> [TASK OBJECTIVE]:
Return, without pictures, the lines from the start of the data through the one that contains "Chart.register(...registerables);".

> [SUPPLIED MATERIAL]:
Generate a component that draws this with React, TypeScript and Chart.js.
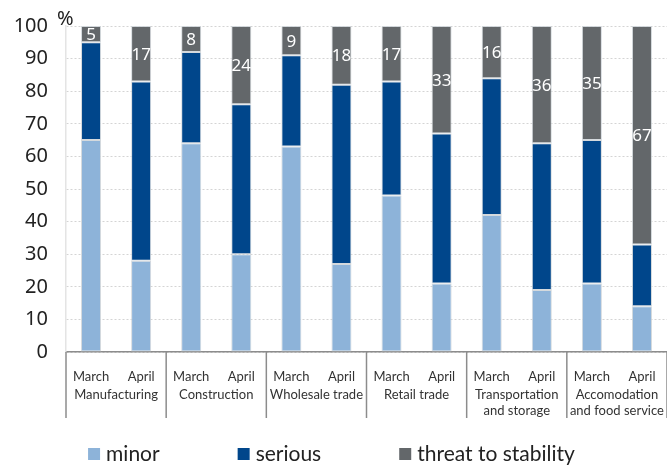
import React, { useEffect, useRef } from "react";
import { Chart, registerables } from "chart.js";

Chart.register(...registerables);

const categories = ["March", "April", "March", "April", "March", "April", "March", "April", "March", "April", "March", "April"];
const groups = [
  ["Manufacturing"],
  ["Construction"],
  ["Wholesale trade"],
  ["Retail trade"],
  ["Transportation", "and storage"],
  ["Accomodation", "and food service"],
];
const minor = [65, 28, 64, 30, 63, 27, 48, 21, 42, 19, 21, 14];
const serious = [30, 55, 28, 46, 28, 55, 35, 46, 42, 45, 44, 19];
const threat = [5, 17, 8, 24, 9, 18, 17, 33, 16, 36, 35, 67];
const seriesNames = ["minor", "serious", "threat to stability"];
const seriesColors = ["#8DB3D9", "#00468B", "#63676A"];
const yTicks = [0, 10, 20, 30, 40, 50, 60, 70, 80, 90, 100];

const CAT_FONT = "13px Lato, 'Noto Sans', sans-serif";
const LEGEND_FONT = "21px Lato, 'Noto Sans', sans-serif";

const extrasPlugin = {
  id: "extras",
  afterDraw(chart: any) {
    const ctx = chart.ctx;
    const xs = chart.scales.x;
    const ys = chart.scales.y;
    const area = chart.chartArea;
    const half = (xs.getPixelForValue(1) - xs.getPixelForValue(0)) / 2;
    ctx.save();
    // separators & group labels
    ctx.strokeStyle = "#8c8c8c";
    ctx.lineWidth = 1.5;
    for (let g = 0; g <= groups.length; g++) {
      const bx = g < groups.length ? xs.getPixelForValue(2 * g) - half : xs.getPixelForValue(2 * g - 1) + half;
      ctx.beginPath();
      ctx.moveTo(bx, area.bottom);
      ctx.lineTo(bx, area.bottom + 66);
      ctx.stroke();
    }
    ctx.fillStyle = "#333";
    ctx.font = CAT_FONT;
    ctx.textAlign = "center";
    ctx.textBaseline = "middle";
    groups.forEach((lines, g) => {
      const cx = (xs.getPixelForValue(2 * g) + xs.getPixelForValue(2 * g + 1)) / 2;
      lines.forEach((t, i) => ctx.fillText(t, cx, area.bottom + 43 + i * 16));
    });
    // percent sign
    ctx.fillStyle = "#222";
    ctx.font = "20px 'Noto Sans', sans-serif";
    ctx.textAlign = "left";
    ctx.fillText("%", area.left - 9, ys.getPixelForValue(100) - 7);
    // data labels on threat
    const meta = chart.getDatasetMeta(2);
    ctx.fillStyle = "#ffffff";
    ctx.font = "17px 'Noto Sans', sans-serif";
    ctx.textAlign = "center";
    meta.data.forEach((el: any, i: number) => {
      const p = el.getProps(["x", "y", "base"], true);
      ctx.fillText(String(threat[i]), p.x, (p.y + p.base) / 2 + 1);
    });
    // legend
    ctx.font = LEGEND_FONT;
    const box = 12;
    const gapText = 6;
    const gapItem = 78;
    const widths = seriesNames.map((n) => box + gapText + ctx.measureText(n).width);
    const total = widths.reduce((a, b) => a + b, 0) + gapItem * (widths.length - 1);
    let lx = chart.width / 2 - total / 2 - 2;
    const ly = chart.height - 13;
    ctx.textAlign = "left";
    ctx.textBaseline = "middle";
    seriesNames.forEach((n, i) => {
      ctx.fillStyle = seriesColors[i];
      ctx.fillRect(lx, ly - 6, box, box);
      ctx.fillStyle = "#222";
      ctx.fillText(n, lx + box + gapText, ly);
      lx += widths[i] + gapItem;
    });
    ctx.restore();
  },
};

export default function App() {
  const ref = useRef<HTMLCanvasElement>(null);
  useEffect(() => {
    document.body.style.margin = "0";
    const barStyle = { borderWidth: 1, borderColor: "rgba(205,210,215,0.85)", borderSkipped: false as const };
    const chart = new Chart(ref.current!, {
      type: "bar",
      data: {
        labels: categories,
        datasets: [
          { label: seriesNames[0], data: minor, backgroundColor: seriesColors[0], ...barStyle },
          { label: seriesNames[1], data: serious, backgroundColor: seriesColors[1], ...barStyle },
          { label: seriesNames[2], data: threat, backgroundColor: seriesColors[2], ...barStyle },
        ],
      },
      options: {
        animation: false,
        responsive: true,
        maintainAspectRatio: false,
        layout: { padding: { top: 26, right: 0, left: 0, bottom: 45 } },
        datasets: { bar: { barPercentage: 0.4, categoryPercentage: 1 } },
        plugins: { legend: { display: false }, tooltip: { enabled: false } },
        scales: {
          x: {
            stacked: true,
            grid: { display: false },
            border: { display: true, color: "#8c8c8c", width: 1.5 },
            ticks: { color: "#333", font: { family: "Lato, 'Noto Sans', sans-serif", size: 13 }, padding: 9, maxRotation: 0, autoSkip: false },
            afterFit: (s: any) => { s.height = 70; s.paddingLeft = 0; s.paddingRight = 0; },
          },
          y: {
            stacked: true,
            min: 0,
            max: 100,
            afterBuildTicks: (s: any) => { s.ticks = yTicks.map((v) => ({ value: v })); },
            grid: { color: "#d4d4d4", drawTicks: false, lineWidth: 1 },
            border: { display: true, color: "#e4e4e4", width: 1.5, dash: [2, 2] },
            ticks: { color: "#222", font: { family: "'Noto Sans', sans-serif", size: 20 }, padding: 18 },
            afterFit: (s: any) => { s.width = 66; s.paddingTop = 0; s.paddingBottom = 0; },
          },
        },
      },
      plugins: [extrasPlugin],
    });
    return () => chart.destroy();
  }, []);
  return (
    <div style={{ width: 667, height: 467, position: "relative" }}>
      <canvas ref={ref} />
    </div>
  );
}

> [ANSWER IN FULL]:
Generate a component that draws this with React, TypeScript and Chart.js.
import React, { useEffect, useRef } from "react";
import { Chart, registerables } from "chart.js";

Chart.register(...registerables);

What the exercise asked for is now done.